一方、昨年クーデターが発生したミャンマーの避難者(今年3月末で4600人)には、条件付きで就労できる「特定活動」の在留資格を認めたものの、生活支援策はありません。事情によって人道支援の対応が異なることはおかしいことです。暴力や迫害から逃れようと日本に来る人にとって支援の必要性に違いはありません。
難民条約の精神重んじよ
難民条約(難民の地位に関する条約=1951年採択)の精神は、「迫害のおそれ」があり、「国家による保護を受けられず、保護の必要がある」人を国際社会として保護することです。ウクライナからの避難者も、難民条約上の「難民」として保護されるべきです。
ところが日本政府は、「戦争や紛争から逃れてきた者はいわゆる条約難民にはあたらない」と繰り返し、「ウクライナ避難民」と表現しています。用意した支援も「身寄りのないウクライナ人へのもの。まずは親族や知人に面倒を見てもらって」として限定的に運用しています。これでは難民条約を締結した国として、その責任を果たしているとは言い難い姿勢です。
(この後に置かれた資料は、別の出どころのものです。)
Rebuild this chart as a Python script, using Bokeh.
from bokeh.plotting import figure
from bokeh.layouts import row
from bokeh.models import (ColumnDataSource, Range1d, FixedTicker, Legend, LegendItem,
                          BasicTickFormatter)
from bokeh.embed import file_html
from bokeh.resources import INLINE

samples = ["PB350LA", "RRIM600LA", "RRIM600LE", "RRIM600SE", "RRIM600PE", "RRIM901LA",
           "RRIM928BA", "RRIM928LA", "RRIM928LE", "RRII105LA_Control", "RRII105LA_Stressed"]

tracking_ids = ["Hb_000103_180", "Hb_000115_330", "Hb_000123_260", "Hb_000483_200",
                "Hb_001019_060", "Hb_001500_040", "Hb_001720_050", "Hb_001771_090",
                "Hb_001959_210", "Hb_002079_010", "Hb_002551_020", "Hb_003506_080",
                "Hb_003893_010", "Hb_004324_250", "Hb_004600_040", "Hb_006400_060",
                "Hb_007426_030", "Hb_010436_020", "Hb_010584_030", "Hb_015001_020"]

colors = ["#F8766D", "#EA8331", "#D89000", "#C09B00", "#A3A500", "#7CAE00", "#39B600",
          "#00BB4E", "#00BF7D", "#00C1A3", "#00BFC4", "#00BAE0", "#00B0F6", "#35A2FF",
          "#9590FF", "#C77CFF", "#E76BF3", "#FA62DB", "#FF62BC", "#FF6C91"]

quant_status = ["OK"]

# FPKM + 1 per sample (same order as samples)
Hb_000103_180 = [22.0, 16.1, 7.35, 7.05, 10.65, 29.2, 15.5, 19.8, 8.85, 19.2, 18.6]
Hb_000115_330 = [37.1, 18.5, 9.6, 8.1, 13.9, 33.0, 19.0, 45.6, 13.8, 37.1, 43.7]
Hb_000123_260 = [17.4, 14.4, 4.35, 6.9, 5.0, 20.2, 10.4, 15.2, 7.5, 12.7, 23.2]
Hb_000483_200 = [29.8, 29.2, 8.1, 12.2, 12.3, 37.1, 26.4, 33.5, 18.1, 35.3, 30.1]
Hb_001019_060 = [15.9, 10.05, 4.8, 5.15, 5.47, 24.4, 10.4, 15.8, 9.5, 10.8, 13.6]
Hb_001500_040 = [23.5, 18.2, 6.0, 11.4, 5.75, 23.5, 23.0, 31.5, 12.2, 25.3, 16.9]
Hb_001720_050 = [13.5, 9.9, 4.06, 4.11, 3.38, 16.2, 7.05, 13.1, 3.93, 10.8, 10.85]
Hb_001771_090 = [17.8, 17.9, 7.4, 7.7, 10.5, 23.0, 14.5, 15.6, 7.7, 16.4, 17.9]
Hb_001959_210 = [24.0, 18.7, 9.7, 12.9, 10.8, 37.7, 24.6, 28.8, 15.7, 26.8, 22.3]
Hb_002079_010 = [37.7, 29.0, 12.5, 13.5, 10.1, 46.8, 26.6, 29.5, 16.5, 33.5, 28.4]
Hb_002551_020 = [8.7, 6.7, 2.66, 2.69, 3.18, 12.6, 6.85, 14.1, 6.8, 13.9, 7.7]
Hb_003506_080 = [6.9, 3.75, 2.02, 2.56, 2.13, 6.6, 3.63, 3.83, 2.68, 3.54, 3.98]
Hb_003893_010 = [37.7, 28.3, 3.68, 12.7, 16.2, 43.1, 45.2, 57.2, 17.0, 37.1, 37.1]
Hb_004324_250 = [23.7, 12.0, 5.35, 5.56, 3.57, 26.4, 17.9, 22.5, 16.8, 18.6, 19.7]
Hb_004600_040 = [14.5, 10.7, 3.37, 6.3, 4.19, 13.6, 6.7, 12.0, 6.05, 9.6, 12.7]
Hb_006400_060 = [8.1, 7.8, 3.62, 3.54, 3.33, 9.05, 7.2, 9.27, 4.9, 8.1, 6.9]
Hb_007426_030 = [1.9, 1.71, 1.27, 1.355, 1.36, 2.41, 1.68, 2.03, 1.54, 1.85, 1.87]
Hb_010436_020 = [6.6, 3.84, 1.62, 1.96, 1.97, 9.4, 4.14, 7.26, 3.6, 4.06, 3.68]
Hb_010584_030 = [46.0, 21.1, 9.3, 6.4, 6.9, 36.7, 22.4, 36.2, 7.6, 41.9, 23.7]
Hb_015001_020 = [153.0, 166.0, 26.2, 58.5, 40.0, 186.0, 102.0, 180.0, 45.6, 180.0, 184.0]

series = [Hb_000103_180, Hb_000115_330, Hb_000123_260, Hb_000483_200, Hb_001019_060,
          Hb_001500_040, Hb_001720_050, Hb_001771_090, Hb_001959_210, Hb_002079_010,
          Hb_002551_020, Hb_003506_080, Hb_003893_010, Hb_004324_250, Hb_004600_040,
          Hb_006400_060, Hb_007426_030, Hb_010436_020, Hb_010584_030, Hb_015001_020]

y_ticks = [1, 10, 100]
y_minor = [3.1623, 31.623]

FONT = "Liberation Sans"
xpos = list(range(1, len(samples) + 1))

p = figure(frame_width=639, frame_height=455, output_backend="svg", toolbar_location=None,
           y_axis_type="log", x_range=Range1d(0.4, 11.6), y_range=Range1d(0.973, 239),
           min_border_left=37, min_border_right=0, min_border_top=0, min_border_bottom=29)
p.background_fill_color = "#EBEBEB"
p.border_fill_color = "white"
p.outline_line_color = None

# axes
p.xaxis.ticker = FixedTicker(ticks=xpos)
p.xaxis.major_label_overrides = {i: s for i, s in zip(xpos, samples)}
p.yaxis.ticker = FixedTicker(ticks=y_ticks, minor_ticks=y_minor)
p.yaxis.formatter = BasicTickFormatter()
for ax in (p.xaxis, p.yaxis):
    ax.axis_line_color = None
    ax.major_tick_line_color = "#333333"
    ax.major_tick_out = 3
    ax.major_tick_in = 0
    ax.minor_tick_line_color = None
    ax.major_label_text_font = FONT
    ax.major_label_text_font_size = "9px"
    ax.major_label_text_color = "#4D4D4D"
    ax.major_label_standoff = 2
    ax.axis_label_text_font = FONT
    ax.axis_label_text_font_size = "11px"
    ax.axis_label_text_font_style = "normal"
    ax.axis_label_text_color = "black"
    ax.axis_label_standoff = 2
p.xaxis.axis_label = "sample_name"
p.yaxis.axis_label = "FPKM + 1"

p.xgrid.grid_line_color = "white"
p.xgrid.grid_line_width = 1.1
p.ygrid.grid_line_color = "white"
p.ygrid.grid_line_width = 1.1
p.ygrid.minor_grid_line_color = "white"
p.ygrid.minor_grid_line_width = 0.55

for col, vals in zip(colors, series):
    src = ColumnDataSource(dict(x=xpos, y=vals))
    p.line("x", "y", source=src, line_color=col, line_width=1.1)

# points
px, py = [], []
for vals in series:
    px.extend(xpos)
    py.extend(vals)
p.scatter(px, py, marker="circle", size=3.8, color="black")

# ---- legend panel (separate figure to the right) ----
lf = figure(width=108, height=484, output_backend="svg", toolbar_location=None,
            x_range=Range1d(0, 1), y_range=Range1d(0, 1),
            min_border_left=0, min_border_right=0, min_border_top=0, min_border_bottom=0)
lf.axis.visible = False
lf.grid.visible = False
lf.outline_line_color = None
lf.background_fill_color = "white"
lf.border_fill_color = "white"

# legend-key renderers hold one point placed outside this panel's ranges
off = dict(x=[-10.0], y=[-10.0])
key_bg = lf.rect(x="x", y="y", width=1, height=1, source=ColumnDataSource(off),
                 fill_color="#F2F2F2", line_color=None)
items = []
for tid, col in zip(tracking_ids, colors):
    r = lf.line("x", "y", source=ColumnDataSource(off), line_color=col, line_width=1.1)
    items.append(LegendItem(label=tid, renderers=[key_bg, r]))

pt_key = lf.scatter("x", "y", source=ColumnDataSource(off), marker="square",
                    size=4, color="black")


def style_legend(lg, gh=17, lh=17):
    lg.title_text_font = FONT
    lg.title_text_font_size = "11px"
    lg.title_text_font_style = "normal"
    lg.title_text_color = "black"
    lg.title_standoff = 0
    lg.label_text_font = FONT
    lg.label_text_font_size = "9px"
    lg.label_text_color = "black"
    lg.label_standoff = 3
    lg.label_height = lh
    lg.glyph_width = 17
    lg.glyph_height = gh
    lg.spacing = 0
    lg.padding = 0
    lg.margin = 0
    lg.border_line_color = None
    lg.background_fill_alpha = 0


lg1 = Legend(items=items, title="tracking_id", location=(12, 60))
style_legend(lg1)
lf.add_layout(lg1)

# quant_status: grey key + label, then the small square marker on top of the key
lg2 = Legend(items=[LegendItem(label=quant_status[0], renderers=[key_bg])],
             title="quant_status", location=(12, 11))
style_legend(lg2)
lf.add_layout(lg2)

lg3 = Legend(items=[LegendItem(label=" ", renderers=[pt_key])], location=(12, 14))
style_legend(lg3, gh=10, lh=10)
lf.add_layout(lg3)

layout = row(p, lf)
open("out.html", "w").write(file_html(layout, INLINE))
もともと日本は、難民認定が特に厳しい国です。民主化運動のリーダー格でないと難民と認めていません。▽迫害の主体が組織的で、当事国政府から保護を受けられない環境でなければ難民とは認めない▽戦争や紛争から逃れてきた人は難民ではない▽着の身着のまま逃れてきた者に証拠となる書類の提出を求める―など難民条約上の「難民」の認定をことさら厳格にしてきました。
それは難民条約採択直後の発想です。同条約の問題の一つは、戦争や紛争から逃れる人を保護対象としないことでした。この傾向はとりわけ主要国に根強く、アフリカ地域では当然に難民と認められながら、欧州諸国では認定されないことなどが国際的な課題でした。その中で難民の概念は徐々に拡張されてきました。
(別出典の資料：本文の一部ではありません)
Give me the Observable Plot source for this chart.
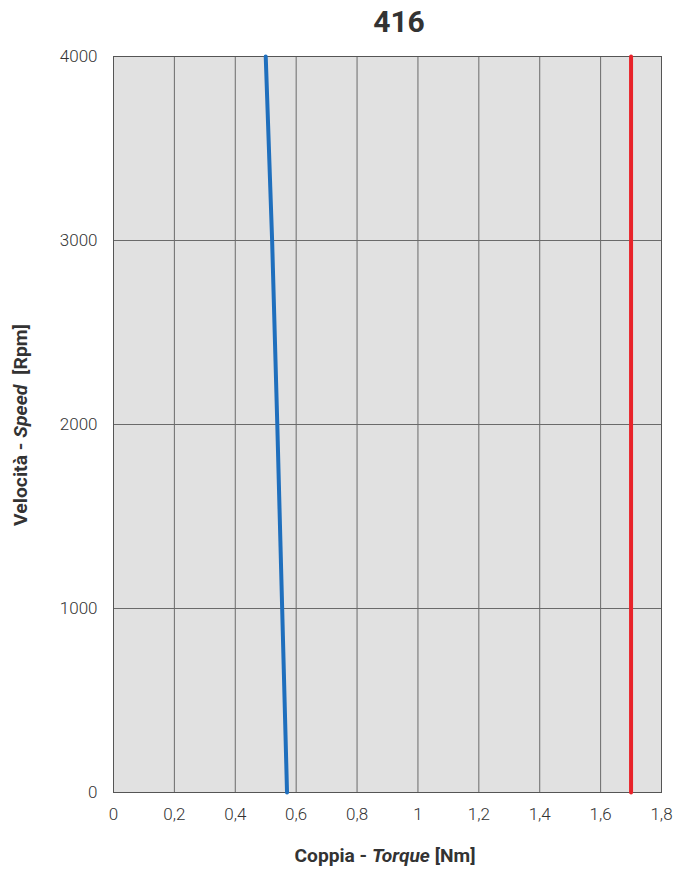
<!DOCTYPE html>
<html>
<head>
<meta charset="utf-8">
<script src="https://cdn.jsdelivr.net/npm/d3@7"></script>
<script src="https://cdn.jsdelivr.net/npm/@observablehq/plot@0.6"></script>
<style>
  body { margin: 0; background: #fff; }
  #title { height: 40px; width: 683px; position: relative; font-family: Roboto, sans-serif; font-weight: 700; font-size: 30px; color: #333; }
  #title span { position: absolute; left: 399px; top: 4px; transform: translateX(-50%); }
</style>
</head>
<body>
<div id="title"><span>416</span></div>
<div id="chart"></div>
<script>
// Speed (rpm) against torque (Nm) for motor 416
const speeds = [0, 1000, 2000, 3000, 4000];
const torqueCurve = [0.570, 0.554, 0.538, 0.521, 0.500];
const torqueLimit = 1.70;
const xTicks = [0, 0.2, 0.4, 0.6, 0.8, 1, 1.2, 1.4, 1.6, 1.8];
const yTicks = [0, 1000, 2000, 3000, 4000];

const curve = speeds.map((s, i) => ({speed: s, torque: torqueCurve[i]}));
const limit = [{speed: 0, torque: torqueLimit}, {speed: 4000, torque: torqueLimit}];
const fmtX = d => String(d).replace(".", ",");
const fmtY = d => String(d);

const chart = Plot.plot({
  width: 683,
  height: 831,
  marginTop: 16,
  marginBottom: 79,
  marginLeft: 113,
  marginRight: 22,
  style: {fontFamily: "Roboto, sans-serif", fontSize: "17px", color: "#333", background: "#fff"},
  x: {domain: [0, 1.8]},
  y: {domain: [0, 4000]},
  marks: [
    Plot.frame({fill: "#e1e1e1"}),
    Plot.gridX(xTicks, {stroke: "#6a6a6a", strokeOpacity: 1, strokeWidth: 1}),
    Plot.gridY(yTicks, {stroke: "#6a6a6a", strokeOpacity: 1, strokeWidth: 1}),
    Plot.frame({stroke: "#555", strokeWidth: 1}),
    Plot.axisX(xTicks, {tickFormat: fmtX, label: null, tickSize: 0, tickPadding: 15, fontSize: 17, fontWeight: 300, fill: "#333"}),
    Plot.axisY(yTicks, {tickFormat: fmtY, label: null, tickSize: 0, tickPadding: 16, fontSize: 17, fontWeight: 300, fill: "#333"}),
    Plot.line(curve, {x: "torque", y: "speed", stroke: "#1f6fbd", strokeWidth: 4, curve: "linear"}),
    Plot.line(limit, {x: "torque", y: "speed", stroke: "#e8232a", strokeWidth: 4})
  ]
});
document.getElementById("chart").appendChild(chart);

// Axis titles with italic English words
const svg = d3.select(chart);
const xl = svg.append("text")
  .attr("x", 385).attr("y", 822)
  .attr("text-anchor", "middle")
  .attr("font-family", "Roboto, sans-serif").attr("font-size", 19).attr("font-weight", 700)
  .attr("fill", "#333")
  .attr("textLength", 181).attr("lengthAdjust", "spacingAndGlyphs");
xl.append("tspan").text("Coppia - ");
xl.append("tspan").attr("font-style", "italic").text("Torque");
xl.append("tspan").text(" [Nm]");

const yl = svg.append("text")
  .attr("transform", "translate(27,385) rotate(-90)")
  .attr("text-anchor", "middle")
  .attr("font-family", "Roboto, sans-serif").attr("font-size", 19).attr("font-weight", 700)
  .attr("fill", "#333")
  .attr("textLength", 202).attr("lengthAdjust", "spacingAndGlyphs");
yl.append("tspan").text("Velocità - ");
yl.append("tspan").attr("font-style", "italic").text("Speed");
yl.append("tspan").text("  [Rpm]");
</script>
</body>
</html>
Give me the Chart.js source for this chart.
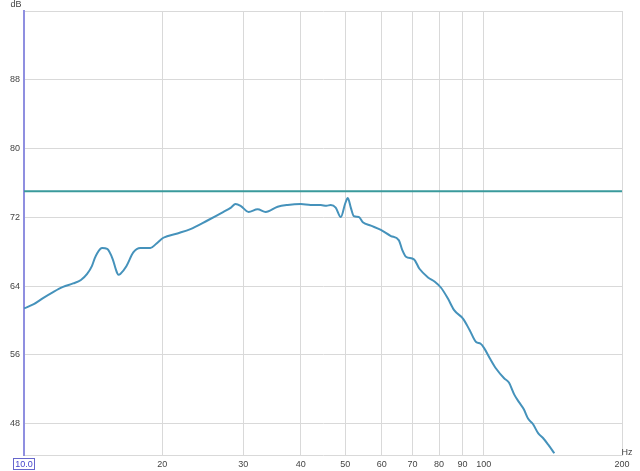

国連難民高等弁務官事務所(UNHCR)は2016年発表のガイドラインで難民認定方針を示し「国家間における暴力、戦争、武力紛争であっても条約上の難民には該当し得る」としました。
日本も、戦争や紛争からの避難者を、正面から難民と認める姿勢に転換する必要があります。
岸田文雄政権は、紛争地から逃れた人について、昨年廃案となった出入国管理法改定案の「補完的保護対象者」として認定できる制度をつくることに言及しました。しかし、現行法でも避難者を受け入れ、支援することができます。
入管法改定持ち出す欺瞞
廃案となった入管法改定案は、深刻な人権侵害が後を絶たない入管行政を改めず、送還忌避への刑事罰の新設や、難民申請者を強制送還する仕組みの創設で早期帰国を迫る重大な中身です。
人権侵害を拡大する入管法改定案を、「補完的保護」を口実に提出することは欺瞞(ぎまん)です。難民条約の定義と、国際社会の議論に真剣に向き合い、難民認定を抜本的に改めるべきです。